Lines containing the word "this" need to be counted. Please reply with how many there are, and nothing else.

** Data for processing **
§

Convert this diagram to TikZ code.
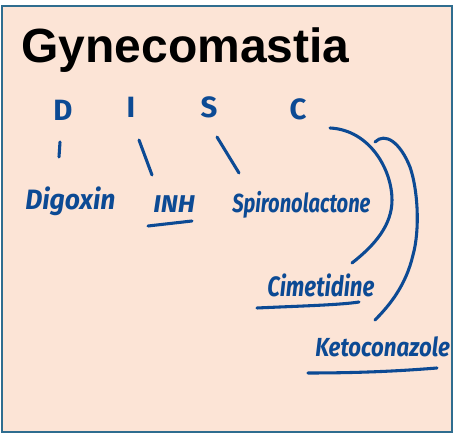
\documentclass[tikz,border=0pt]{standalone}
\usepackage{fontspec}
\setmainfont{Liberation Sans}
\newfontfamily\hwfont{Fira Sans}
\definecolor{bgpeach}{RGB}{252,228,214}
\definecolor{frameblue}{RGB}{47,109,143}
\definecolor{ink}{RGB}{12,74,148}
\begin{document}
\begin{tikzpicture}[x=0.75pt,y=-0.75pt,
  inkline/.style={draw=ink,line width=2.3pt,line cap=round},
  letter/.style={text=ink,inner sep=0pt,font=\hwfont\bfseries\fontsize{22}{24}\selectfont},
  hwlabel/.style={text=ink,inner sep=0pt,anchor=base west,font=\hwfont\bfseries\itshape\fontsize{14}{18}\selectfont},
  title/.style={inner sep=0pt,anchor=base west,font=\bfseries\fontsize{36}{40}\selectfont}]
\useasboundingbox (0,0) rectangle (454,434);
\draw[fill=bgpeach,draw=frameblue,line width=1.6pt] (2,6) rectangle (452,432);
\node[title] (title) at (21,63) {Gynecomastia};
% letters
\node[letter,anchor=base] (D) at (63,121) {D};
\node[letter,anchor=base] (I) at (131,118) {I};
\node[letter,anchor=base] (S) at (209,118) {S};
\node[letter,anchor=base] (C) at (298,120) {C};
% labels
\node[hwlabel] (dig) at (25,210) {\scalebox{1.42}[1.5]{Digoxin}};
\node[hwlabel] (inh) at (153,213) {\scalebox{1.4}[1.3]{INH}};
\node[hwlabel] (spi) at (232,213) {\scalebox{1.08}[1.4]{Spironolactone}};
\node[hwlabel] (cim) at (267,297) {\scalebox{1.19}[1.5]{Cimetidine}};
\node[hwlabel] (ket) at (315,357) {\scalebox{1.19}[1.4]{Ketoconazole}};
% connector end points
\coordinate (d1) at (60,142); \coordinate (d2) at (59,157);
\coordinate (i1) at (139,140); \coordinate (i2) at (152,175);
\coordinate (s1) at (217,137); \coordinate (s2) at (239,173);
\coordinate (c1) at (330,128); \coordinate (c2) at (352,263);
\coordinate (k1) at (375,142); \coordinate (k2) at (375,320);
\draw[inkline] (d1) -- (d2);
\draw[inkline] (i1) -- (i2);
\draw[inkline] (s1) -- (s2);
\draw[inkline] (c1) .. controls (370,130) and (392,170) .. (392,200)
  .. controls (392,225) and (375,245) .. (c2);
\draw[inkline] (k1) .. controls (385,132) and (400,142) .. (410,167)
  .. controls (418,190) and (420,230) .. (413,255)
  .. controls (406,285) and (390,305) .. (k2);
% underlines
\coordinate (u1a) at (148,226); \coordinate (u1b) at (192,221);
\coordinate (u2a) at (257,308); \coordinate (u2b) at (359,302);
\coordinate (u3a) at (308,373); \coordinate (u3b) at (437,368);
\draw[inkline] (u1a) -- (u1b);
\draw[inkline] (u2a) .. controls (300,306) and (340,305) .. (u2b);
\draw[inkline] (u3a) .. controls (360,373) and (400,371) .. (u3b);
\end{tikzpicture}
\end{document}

§

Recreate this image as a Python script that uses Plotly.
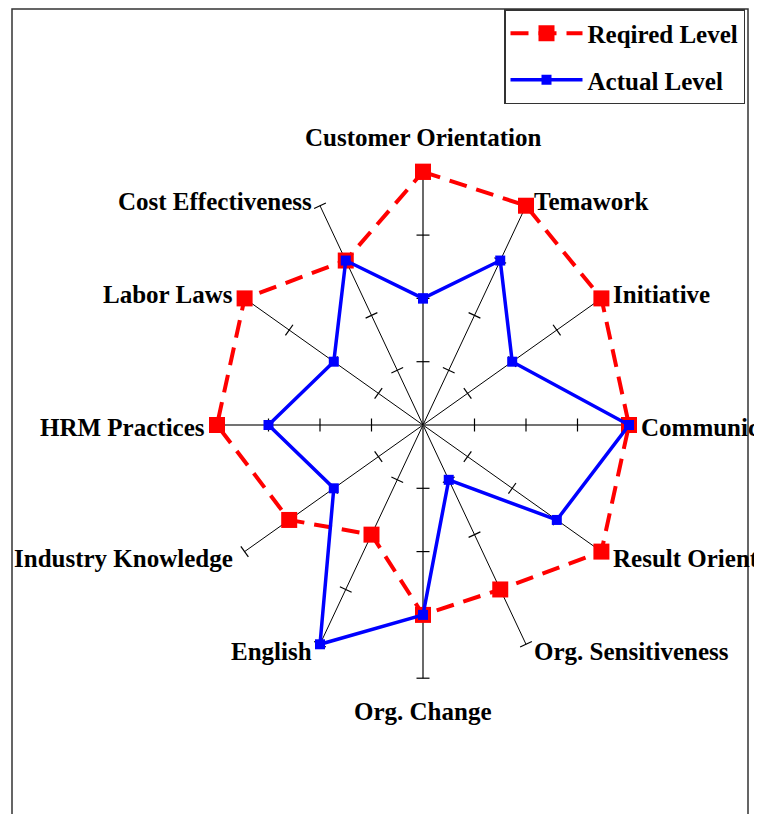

§

** Output of the task **
2